By Paul Strauss: Robert Garcia, the current trainer of Antonio Margarito, sides with his fighter’s version of the warrior. In doing so, he not only supports his charge, but also takes a not so subtle shot at what he portrays as Miguel Cotto’s lack of courage. Garcia grants that Miguel once had it (warrior’s courage), but no longer does. He feels Miguel’s words are more those of a businessman, and not of someone who has the true warrior spirit.
At the same time, it is apparent he is once again trying to alibi for his failure to protect Antonio from the brutal, and possibly permanent damage done to him in his fight against Manny Pacquiao. The overwhelming opinion at the time and now is that Garcia was negligent in not throwing in the towel. Often times fighters have to be protected from themselves, and Garcia failed to do so in that fight. The question he might ask himself is, “Without a fractured orbital bone, would Antonio be any less courageous?”

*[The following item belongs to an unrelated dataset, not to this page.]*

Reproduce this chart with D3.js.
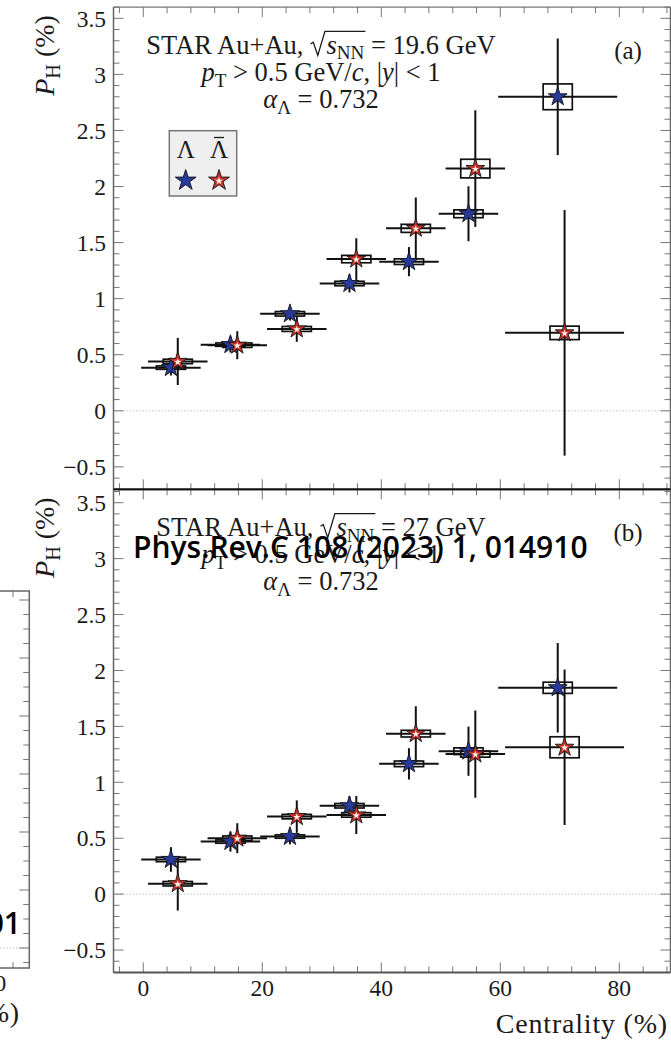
<!DOCTYPE html>
<html><head><meta charset="utf-8">
<script src="https://cdn.jsdelivr.net/npm/d3@7"></script>
<style>body{margin:0;background:#fff} svg{display:block}</style>
</head><body>
<svg id="chart" width="671" height="1043"></svg>
<script>
// ---------- data ----------
const binCenters = [5, 15, 25, 35, 45, 55, 70];
const binHalfWidths = [5, 5, 5, 5, 5, 5, 10];
// panel (a): 19.6 GeV
const lamA      = [0.385, 0.59, 0.865, 1.135, 1.33, 1.757, 2.80];
const lamStatA  = [0.07, 0.07, 0.06, 0.08, 0.13, 0.245, 0.52];
const lamSysA   = [0.015, 0.015, 0.02, 0.02, 0.025, 0.035, 0.115];
const alamA     = [0.44, 0.585, 0.73, 1.353, 1.627, 2.16, 0.695];
const alamStatA = [0.21, 0.125, 0.115, 0.186, 0.275, 0.52, 1.095];
const alamSysA  = [0.02, 0.02, 0.022, 0.033, 0.036, 0.083, 0.06];
// panel (b): 27 GeV
const lamB      = [0.31, 0.47, 0.515, 0.79, 1.165, 1.278, 1.845];
const lamStatB  = [0.11, 0.09, 0.07, 0.085, 0.14, 0.22, 0.40];
const lamSysB   = [0.02, 0.015, 0.015, 0.02, 0.025, 0.03, 0.05];
const alamB     = [0.093, 0.50, 0.693, 0.708, 1.435, 1.252, 1.313];
const alamStatB = [0.24, 0.134, 0.145, 0.17, 0.245, 0.39, 0.695];
const alamSysB  = [0.02, 0.02, 0.02, 0.02, 0.03, 0.027, 0.094];
const yTickValues = [-0.5, 0, 0.5, 1, 1.5, 2, 2.5, 3, 3.5];
const yTickLabels = ["\u22120.5", "0", "0.5", "1", "1.5", "2", "2.5", "3", "3.5"];
const xTickValues = [0, 20, 40, 60, 80];
const xTickLabels = ["0", "20", "40", "60", "80"];
const energiesText = ["19.6", "27"];
const panelTags = ["(a)", "(b)"];
const watermark = "Phys.Rev.C 108 (2023) 1, 014910";

// ---------- setup ----------
const FONT = "'Liberation Serif','Times New Roman',serif";
const svg = d3.select("#chart");
const x = d3.scaleLinear().domain([-5, 88.6]).range([113.5, 670.5]);
const yA = d3.scaleLinear().domain([-0.7, 3.6]).range([489.3, 7.1]);
const yB = d3.scaleLinear().domain([-0.7, 3.62]).range([972.4, 489.3]);
const LAM_OFF = -0.35, ALAM_OFF = 0.8, BOX_HW = 2.45;
const BLUE = "#27399a", RED = "#c5322a";
const ANN = 26.5;

function richText(g, px, py, parts, size, anchor, transform) {
  const t = g.append("text").attr("x", px).attr("y", py)
    .attr("font-family", FONT).attr("font-size", size)
    .attr("text-anchor", anchor || "start").attr("fill", "#1a1a1a");
  if (transform) t.attr("transform", transform);
  let shift = 0;
  const nodes = {};
  parts.forEach(p => {
    const ts = t.append("tspan").text(p.t);
    let dy;
    if (p.sub) { ts.attr("font-size", size * 0.72); dy = size * 0.22 - shift; shift = size * 0.22; }
    else { dy = -shift; shift = 0; }
    if (dy) ts.attr("dy", dy);
    if (p.it) ts.attr("font-style", "italic");
    if (p.dx) ts.attr("dx", p.dx * size);
    if (p.mark) nodes[p.mark] = ts.node();
  });
  return nodes;
}

function drawPanel(y, d, energy, tag, isTop) {
  const g = svg.append("g");
  const x0 = x.range()[0], x1 = x.range()[1];
  const yBot = y.range()[0], yTop = y.range()[1];

  // zero line
  g.append("line").attr("x1", x0).attr("x2", x1).attr("y1", y(0)).attr("y2", y(0))
    .attr("stroke", "#b5b5b5").attr("stroke-width", 1).attr("stroke-dasharray", "1.2,2");

  // y ticks (left and right)
  const kMax = Math.floor(y.domain()[1] * 10 + 1e-6);
  const yt = d3.range(-7, kMax + 1).map(k => ({ v: k / 10, major: k % 5 === 0 }));
  g.selectAll(".ytl").data(yt).join("line")
    .attr("x1", x0).attr("x2", t => x0 + (t.major ? 10 : 6))
    .attr("y1", t => y(t.v)).attr("y2", t => y(t.v))
    .attr("stroke", "#777").attr("stroke-width", 1);
  g.selectAll(".ytr").data(yt).join("line")
    .attr("x1", x1).attr("x2", t => x1 - (t.major ? 10 : 6))
    .attr("y1", t => y(t.v)).attr("y2", t => y(t.v))
    .attr("stroke", "#777").attr("stroke-width", 1);
  // x ticks (top and bottom)
  const xt = d3.range(-1, 23).map(k => ({ v: 4 * k, major: (4 * k) % 20 === 0 }));
  g.selectAll(".xtt").data(xt).join("line")
    .attr("x1", t => x(t.v)).attr("x2", t => x(t.v))
    .attr("y1", yTop).attr("y2", t => yTop + (t.major ? 10 : 6))
    .attr("stroke", "#777").attr("stroke-width", 1);
  g.selectAll(".xtb").data(xt).join("line")
    .attr("x1", t => x(t.v)).attr("x2", t => x(t.v))
    .attr("y1", yBot).attr("y2", t => yBot - (t.major ? 10 : 6))
    .attr("stroke", "#777").attr("stroke-width", 1);

  // frame
  g.append("line").attr("x1", x0).attr("x2", x0).attr("y1", yTop).attr("y2", yBot).attr("stroke", "#666").attr("stroke-width", 1.5);
  g.append("line").attr("x1", x1).attr("x2", x1).attr("y1", yTop).attr("y2", yBot).attr("stroke", "#666").attr("stroke-width", 1.5);
  g.append("line").attr("x1", x0).attr("x2", x1).attr("y1", yTop).attr("y2", yTop)
    .attr("stroke", isTop ? "#777" : "#111").attr("stroke-width", isTop ? 1.3 : 1.8);
  g.append("line").attr("x1", x0).attr("x2", x1).attr("y1", yBot).attr("y2", yBot)
    .attr("stroke", isTop ? "#111" : "#555").attr("stroke-width", isTop ? 1.8 : 2);

  // y tick labels
  g.selectAll(".ylab").data(yTickValues).join("text")
    .attr("x", 106).attr("y", v => y(v)).attr("dy", "0.35em")
    .attr("text-anchor", "end").attr("font-family", FONT).attr("font-size", 23.5).attr("fill", "#1a1a1a")
    .text((v, i) => yTickLabels[i]);

  // y title
  richText(g, 0, 0, [{ t: "P", it: true }, { t: "H", sub: true }, { t: " (%)" }], 28, "end",
    `translate(54,${yTop + 8}) rotate(-90)`);

  // data
  const series = [
    { v: d.lam, st: d.lamStat, sy: d.lamSys, off: LAM_OFF, kind: "lam" },
    { v: d.alam, st: d.alamStat, sy: d.alamSys, off: ALAM_OFF, kind: "alam" }
  ];
  const rows = s => s.v.map((v, i) => ({ v, st: s.st[i], sy: s.sy[i], c: binCenters[i] + s.off, hw: binHalfWidths[i] }));
  series.forEach(s => {
    g.selectAll(null).data(rows(s)).join("rect")
      .attr("x", r => x(r.c - BOX_HW)).attr("width", r => x(r.c + BOX_HW) - x(r.c - BOX_HW))
      .attr("y", r => y(r.v + r.sy)).attr("height", r => y(r.v - r.sy) - y(r.v + r.sy))
      .attr("fill", "none").attr("stroke", "#111").attr("stroke-width", 1.7);
  });
  series.forEach(s => {
    const r = rows(s);
    g.selectAll(null).data(r).join("line")
      .attr("x1", q => x(q.c - q.hw)).attr("x2", q => x(q.c + q.hw))
      .attr("y1", q => y(q.v)).attr("y2", q => y(q.v))
      .attr("stroke", "#111").attr("stroke-width", 2);
    g.selectAll(null).data(r).join("line")
      .attr("x1", q => x(q.c)).attr("x2", q => x(q.c))
      .attr("y1", q => y(q.v + q.st)).attr("y2", q => y(q.v - q.st))
      .attr("stroke", "#111").attr("stroke-width", 2);
  });
  const bigStar = d3.symbol(d3.symbolStar, 110)();
  const smallStar = d3.symbol(d3.symbolStar, 16)();
  series.forEach(s => {
    const r = rows(s);
    g.selectAll(null).data(r).join("path")
      .attr("d", bigStar).attr("transform", q => `translate(${x(q.c)},${y(q.v)})`)
      .attr("fill", s.kind === "lam" ? BLUE : RED).attr("stroke", "#141414").attr("stroke-width", 0.9);
    if (s.kind === "alam") {
      g.selectAll(null).data(r).join("path")
        .attr("d", smallStar).attr("transform", q => `translate(${x(q.c)},${y(q.v) + 0.5})`)
        .attr("fill", "#fff7ea");
    }
  });

  // annotation
  const cx = 321, b1 = yTop + 46.5;
  const n = richText(g, cx, b1, [
    { t: "STAR Au+Au, " }, { t: "s", it: true, dx: 0.62, mark: "rs" }, { t: "NN", sub: true, mark: "re" },
    { t: " = " + energy + " GeV" }], ANN, "middle");
  const sx = n.rs.getStartPositionOfChar(0).x;
  const ex = n.re.getEndPositionOfChar(n.re.getNumberOfChars() - 1).x;
  const em = ANN;
  g.append("path").attr("fill", "none").attr("stroke", "#1a1a1a").attr("stroke-width", 1.3)
    .attr("d", `M${sx - 0.6 * em},${b1 - 0.36 * em} L${sx - 0.5 * em},${b1 - 0.43 * em} L${sx - 0.33 * em},${b1 + 0.07 * em} L${sx - 0.06 * em},${b1 - 0.84 * em} L${ex + 1},${b1 - 0.84 * em}`);
  richText(g, cx, yTop + 74, [{ t: "p", it: true }, { t: "T", sub: true }, { t: " > 0.5 GeV/" },
    { t: "c", it: true }, { t: ", |" }, { t: "y", it: true }, { t: "| < 1" }], ANN, "middle");
  richText(g, cx, yTop + 101, [{ t: "\u03b1", it: true }, { t: "\u039b", sub: true }, { t: " = 0.732" }], ANN, "middle");
  g.append("text").attr("x", 628).attr("y", yTop + 52).attr("text-anchor", "middle")
    .attr("font-family", FONT).attr("font-size", 25).attr("fill", "#1a1a1a").text(tag);

  if (isTop) {
    // legend
    const lg = g.append("g");
    lg.append("rect").attr("x", 169.3).attr("y", 130.7).attr("width", 67.4).attr("height", 65.3)
      .attr("fill", "#efefef").attr("stroke", "#777").attr("stroke-width", 1.5);
    lg.append("text").attr("x", 185.7).attr("y", 158).attr("text-anchor", "middle")
      .attr("font-family", FONT).attr("font-size", 25).attr("fill", "#1a1a1a").text("\u039b");
    lg.append("text").attr("x", 219).attr("y", 158).attr("text-anchor", "middle")
      .attr("font-family", FONT).attr("font-size", 25).attr("fill", "#1a1a1a").text("\u039b");
    lg.append("line").attr("x1", 214).attr("x2", 224).attr("y1", 137.5).attr("y2", 137.5)
      .attr("stroke", "#1a1a1a").attr("stroke-width", 1.3);
    const legStar = d3.symbol(d3.symbolStar, 135)();
    lg.append("path").attr("d", legStar).attr("transform", "translate(185.7,180.5)")
      .attr("fill", BLUE).attr("stroke", "#141414").attr("stroke-width", 0.9);
    lg.append("path").attr("d", legStar).attr("transform", "translate(219,180.5)")
      .attr("fill", RED).attr("stroke", "#141414").attr("stroke-width", 0.9);
    lg.append("path").attr("d", d3.symbol(d3.symbolStar, 20)()).attr("transform", "translate(219,181)")
      .attr("fill", "#fff7ea");
  } else {
    g.selectAll(".xlab").data(xTickValues).join("text")
      .attr("x", v => x(v)).attr("y", yBot + 24).attr("text-anchor", "middle")
      .attr("font-family", FONT).attr("font-size", 23.5).attr("fill", "#1a1a1a")
      .text((v, i) => xTickLabels[i]);
    g.append("text").attr("x", 668).attr("y", 1033).attr("text-anchor", "end")
      .attr("font-family", FONT).attr("font-size", 28).attr("letter-spacing", 0.8).attr("fill", "#1a1a1a")
      .text("Centrality (%)");
  }
}

// ---------- partial neighbouring panel at lower left ----------
(function leftPartial() {
  const g = svg.append("g");
  const xr = 29.3, yt = 591, yb = 968, y0 = 948;
  g.append("line").attr("x1", 0).attr("x2", xr).attr("y1", y0).attr("y2", y0)
    .attr("stroke", "#b5b5b5").attr("stroke-dasharray", "1.2,2");
  const ticks = d3.range(-1, 26).map(k => ({ y: y0 - 14.5 * k, major: k % 4 === 0 })).filter(t => t.y > yt + 2 && t.y < yb - 2);
  g.selectAll(null).data(ticks).join("line")
    .attr("x1", xr).attr("x2", t => xr - (t.major ? 10 : 6)).attr("y1", t => t.y).attr("y2", t => t.y)
    .attr("stroke", "#777");
  g.append("line").attr("x1", 13).attr("x2", 13).attr("y1", yb).attr("y2", yb - 6).attr("stroke", "#777");
  g.append("line").attr("x1", 13).attr("x2", 13).attr("y1", yt).attr("y2", yt + 6).attr("stroke", "#777");
  g.append("path").attr("d", `M0,${yt} H${xr} V${yb} H0`).attr("fill", "none").attr("stroke", "#666").attr("stroke-width", 1.5);
  g.append("text").attr("x", -5.5).attr("y", 991).attr("text-anchor", "middle")
    .attr("font-family", FONT).attr("font-size", 23.5).attr("fill", "#1a1a1a").text("80");
  g.append("text").attr("x", 20).attr("y", 1022).attr("text-anchor", "end")
    .attr("font-family", FONT).attr("font-size", 28).attr("letter-spacing", 0.8).attr("fill", "#1a1a1a").text("Centrality (%)");
  g.append("text").attr("x", 21).attr("y", 934).attr("text-anchor", "end")
    .attr("font-family", "'Open Sans','Noto Sans',sans-serif").attr("font-weight", 600)
    .attr("font-size", 30).attr("fill", "#000").text(watermark.slice(-6, -4));
})();

drawPanel(yA, { lam: lamA, lamStat: lamStatA, lamSys: lamSysA, alam: alamA, alamStat: alamStatA, alamSys: alamSysA }, energiesText[0], panelTags[0], true);
drawPanel(yB, { lam: lamB, lamStat: lamStatB, lamSys: lamSysB, alam: alamB, alamStat: alamStatB, alamSys: alamSysB }, energiesText[1], panelTags[1], false);

// watermark
svg.append("text").attr("x", 133).attr("y", 558)
  .attr("font-family", "'Open Sans','Noto Sans',sans-serif").attr("font-weight", 600)
  .attr("font-size", 30).attr("fill", "#000").text(watermark);
</script>
</body></html>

Garcia attempts to compare the warrior spirit to a courageous fireman, who willingly places himself in harm’s way, risking tremendous physical danger, possibly even death, so that he can rescue someone he doesn’t even know. No argument there. But, is Garcia’s depiction an accurrate description of what Antonio is saying? Probably not. At least Miguel Cotto thinks not. He believes Margarito is speaking foolishness when he says he’s willing to die in the ring before he would quit. Cotto dismisses such talk as nonsense, and a childess attempt at strutting bravado. Cotto wisely points out the reality of the situation, which includes a duty to avoid reckless endangerment of his own safety, because he has responsibilies, not only to himself, but to his family and others. It’s an act of stupidity to risk a premature ending to your career as a professional fighter just so you can live up to someone’s misguided idea of machismo. Ask Israel Vasquez what he thinks about it.
At risk of putting words in Miguel’s mouth, let’s carry the comparison a little further. In Miguel’s mind, what Antonio Margarito proposes is not truly a situation where he risks his own safety to save someone. Rather, in Cotto’s mind, Tony/The Express Train is foolishly implying that he is willing to highball into a burning building, not to save someone, but to prove to himself and the world that he’s not afraid of fire! Cotto correctly insinuates that that is not true courage. The babble Garcia and Margarito espouse is more of a reckless, exaggerated and immature machismo. Or, if you prefer, a false masculine pride. It starts out early with the young squirt, who gets sucked into taking the double dare. Don’t confuse it with courage on the battlefield either. No, this is more like the hormonal youth, who is willing to commit an act of violence in an attempt to impress the group he wants to join or remain a part.
Nice try Robert, but your words just don’t ring true. It’s really just a lot of Bushido!